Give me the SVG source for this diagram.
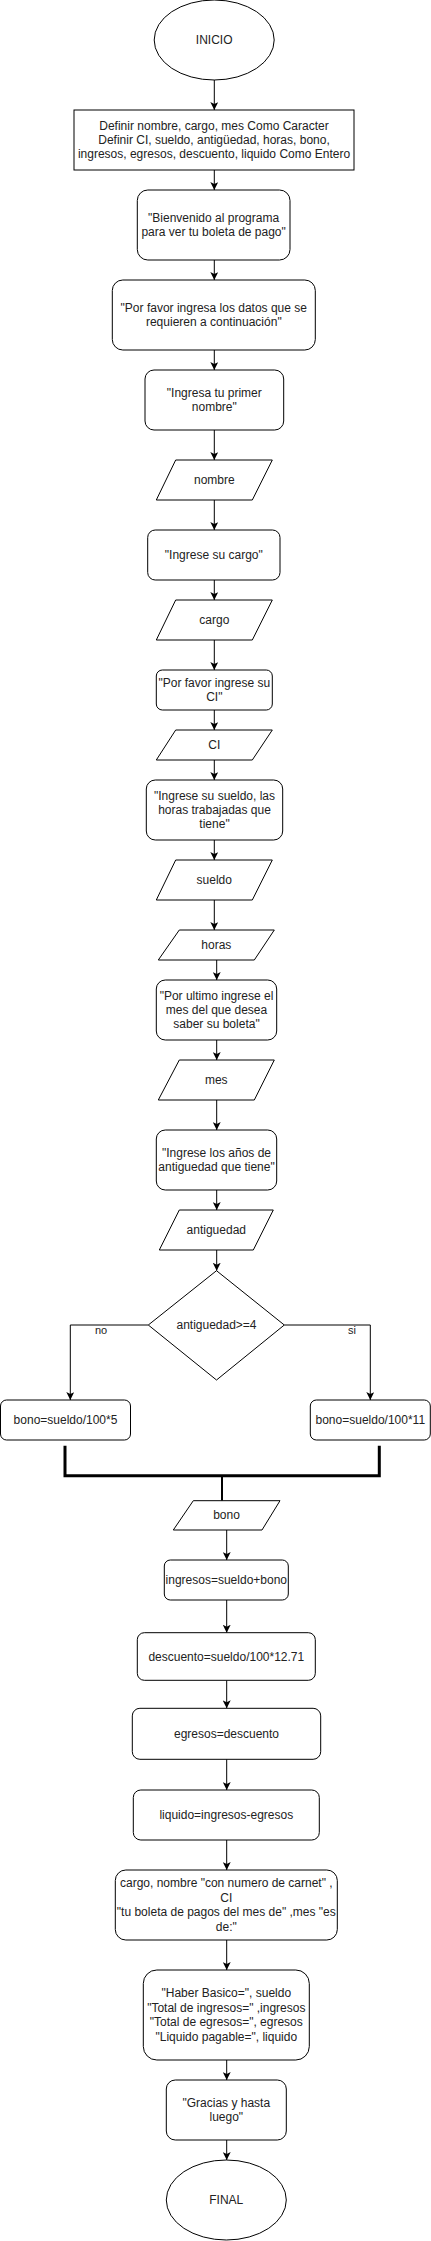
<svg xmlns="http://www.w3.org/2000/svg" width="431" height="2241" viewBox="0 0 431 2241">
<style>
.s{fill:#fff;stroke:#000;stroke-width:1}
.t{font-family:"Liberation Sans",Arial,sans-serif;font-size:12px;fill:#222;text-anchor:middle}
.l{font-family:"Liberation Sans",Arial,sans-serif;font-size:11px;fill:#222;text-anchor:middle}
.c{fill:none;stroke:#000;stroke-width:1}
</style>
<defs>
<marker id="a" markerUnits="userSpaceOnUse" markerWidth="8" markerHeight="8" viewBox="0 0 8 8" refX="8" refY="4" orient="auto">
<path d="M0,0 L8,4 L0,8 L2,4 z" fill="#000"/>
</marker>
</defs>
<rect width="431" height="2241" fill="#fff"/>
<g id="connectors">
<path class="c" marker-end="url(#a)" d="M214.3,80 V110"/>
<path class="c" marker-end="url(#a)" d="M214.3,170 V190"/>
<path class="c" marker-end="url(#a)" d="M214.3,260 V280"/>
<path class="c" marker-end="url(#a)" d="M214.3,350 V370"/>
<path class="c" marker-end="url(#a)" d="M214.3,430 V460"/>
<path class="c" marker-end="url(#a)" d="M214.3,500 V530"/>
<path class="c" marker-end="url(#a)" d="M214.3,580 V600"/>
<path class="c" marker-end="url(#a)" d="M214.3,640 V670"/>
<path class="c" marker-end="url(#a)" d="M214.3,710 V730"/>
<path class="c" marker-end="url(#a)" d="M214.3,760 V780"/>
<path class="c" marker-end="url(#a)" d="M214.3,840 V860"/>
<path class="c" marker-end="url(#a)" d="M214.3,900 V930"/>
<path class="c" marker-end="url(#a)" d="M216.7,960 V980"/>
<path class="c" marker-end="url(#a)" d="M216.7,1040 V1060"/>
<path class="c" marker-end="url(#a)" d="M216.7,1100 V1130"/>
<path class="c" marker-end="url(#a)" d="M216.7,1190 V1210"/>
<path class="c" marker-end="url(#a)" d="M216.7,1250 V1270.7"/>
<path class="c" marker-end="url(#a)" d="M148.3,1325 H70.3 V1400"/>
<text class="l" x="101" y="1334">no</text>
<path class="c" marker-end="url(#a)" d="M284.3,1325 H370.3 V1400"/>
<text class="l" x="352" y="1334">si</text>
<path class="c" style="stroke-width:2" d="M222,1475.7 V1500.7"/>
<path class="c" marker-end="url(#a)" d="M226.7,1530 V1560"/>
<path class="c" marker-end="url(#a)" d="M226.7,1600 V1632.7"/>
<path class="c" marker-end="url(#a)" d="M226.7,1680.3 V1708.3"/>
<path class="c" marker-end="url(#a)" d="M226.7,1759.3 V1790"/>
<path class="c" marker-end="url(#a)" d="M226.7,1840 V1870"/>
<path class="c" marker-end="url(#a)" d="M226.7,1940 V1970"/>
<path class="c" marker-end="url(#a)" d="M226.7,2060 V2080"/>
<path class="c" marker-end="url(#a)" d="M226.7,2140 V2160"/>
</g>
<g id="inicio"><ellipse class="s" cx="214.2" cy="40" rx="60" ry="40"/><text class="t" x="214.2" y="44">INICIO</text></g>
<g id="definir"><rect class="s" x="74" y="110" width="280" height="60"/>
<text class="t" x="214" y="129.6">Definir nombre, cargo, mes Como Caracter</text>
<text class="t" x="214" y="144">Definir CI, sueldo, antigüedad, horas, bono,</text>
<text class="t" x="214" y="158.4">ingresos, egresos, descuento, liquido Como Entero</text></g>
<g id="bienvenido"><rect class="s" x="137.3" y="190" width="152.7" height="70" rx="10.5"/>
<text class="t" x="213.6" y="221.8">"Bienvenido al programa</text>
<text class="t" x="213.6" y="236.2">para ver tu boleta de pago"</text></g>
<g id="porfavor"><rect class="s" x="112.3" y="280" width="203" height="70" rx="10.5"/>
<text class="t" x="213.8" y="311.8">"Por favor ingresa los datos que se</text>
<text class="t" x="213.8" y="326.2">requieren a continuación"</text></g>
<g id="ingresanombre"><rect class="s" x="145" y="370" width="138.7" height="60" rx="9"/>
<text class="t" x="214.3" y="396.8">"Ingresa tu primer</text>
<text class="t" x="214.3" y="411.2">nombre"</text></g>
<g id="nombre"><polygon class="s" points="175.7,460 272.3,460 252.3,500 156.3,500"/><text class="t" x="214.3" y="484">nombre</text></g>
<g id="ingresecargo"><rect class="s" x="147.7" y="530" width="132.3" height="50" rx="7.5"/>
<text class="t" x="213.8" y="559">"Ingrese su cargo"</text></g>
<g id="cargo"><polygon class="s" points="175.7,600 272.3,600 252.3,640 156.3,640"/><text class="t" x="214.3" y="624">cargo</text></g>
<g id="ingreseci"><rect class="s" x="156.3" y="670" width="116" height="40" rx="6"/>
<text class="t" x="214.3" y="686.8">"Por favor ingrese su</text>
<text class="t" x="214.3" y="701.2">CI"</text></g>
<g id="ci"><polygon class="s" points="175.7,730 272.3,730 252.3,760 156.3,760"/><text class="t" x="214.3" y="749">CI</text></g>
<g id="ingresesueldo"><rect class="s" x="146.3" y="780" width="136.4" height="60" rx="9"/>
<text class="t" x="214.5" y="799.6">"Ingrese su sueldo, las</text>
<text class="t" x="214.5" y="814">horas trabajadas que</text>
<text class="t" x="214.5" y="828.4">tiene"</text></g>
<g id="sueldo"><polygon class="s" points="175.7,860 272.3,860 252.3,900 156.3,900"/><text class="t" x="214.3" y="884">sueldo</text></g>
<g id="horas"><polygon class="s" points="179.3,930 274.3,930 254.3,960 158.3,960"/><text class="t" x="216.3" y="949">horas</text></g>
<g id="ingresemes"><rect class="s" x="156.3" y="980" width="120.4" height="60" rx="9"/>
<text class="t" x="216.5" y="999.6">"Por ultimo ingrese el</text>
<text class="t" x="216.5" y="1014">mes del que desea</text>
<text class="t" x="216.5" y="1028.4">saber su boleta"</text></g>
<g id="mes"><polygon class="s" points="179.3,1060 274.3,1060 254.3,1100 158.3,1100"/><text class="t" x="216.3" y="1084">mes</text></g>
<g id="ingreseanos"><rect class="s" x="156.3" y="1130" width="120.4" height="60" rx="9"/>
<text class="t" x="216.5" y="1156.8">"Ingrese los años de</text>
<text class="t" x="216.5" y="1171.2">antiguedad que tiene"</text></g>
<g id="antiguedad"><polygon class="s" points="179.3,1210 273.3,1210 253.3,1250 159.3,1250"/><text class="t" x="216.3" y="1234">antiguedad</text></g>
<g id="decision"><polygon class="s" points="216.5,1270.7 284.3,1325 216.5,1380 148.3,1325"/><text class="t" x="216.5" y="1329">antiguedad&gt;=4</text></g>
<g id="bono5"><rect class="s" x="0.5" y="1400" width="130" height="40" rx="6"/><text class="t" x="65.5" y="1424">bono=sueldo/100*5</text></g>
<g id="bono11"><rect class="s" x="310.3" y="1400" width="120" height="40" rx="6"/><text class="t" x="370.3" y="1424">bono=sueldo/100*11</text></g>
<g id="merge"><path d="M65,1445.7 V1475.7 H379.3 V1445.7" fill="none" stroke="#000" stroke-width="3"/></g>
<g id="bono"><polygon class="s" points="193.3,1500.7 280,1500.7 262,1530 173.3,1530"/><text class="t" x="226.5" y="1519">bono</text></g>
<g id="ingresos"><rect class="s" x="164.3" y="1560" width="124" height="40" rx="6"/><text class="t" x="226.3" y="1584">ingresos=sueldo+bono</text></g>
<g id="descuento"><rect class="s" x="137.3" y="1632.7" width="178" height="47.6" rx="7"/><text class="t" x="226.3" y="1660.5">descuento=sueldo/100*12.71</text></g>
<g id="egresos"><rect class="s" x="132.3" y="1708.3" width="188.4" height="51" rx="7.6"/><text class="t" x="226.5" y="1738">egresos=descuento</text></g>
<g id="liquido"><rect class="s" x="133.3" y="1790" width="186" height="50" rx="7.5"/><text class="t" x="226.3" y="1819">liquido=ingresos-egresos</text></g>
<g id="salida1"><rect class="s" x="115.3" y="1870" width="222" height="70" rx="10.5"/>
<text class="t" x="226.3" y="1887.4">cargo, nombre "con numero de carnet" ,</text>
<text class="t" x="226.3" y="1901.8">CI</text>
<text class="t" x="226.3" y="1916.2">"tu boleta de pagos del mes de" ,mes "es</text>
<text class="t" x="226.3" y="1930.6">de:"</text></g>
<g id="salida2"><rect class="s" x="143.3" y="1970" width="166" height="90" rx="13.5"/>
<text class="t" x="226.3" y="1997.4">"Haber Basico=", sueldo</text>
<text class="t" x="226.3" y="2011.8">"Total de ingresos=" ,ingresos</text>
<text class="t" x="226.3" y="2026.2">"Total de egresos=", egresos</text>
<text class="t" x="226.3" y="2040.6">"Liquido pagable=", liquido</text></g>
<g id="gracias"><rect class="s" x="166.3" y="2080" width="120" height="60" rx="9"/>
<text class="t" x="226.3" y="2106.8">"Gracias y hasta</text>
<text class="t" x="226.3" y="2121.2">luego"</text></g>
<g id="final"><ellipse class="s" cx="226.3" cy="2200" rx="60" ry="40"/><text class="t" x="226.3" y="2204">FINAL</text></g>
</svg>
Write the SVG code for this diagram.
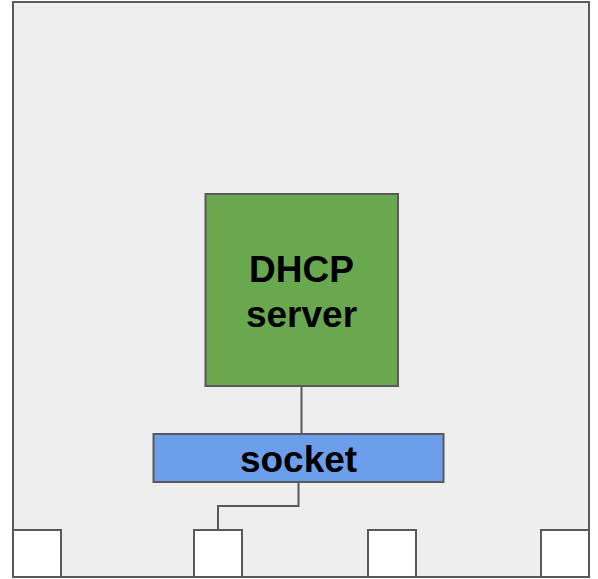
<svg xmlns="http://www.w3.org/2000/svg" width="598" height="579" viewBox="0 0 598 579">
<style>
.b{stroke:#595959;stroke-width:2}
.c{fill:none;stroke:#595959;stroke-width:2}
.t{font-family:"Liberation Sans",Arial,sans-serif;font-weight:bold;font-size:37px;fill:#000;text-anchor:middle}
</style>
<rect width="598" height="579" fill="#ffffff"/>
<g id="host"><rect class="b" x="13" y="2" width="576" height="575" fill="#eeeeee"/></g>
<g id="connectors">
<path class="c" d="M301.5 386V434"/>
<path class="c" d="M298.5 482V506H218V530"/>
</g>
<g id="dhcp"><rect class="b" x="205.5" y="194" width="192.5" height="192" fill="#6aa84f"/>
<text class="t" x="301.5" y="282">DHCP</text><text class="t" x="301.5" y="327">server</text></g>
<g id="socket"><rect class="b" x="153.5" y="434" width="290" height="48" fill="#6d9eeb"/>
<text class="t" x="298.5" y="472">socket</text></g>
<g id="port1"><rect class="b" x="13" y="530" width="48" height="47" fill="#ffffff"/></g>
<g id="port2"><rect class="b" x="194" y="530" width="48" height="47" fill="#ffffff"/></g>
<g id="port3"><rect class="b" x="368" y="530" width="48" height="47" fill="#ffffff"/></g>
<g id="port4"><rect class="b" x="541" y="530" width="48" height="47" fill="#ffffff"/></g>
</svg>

■ AIM OF THE EXERCISE
Scan the material above. Return every line containing the string "diagram".

■ TASK ANSWER
Give me the SVG source for this diagram.
Write the SVG code for this diagram.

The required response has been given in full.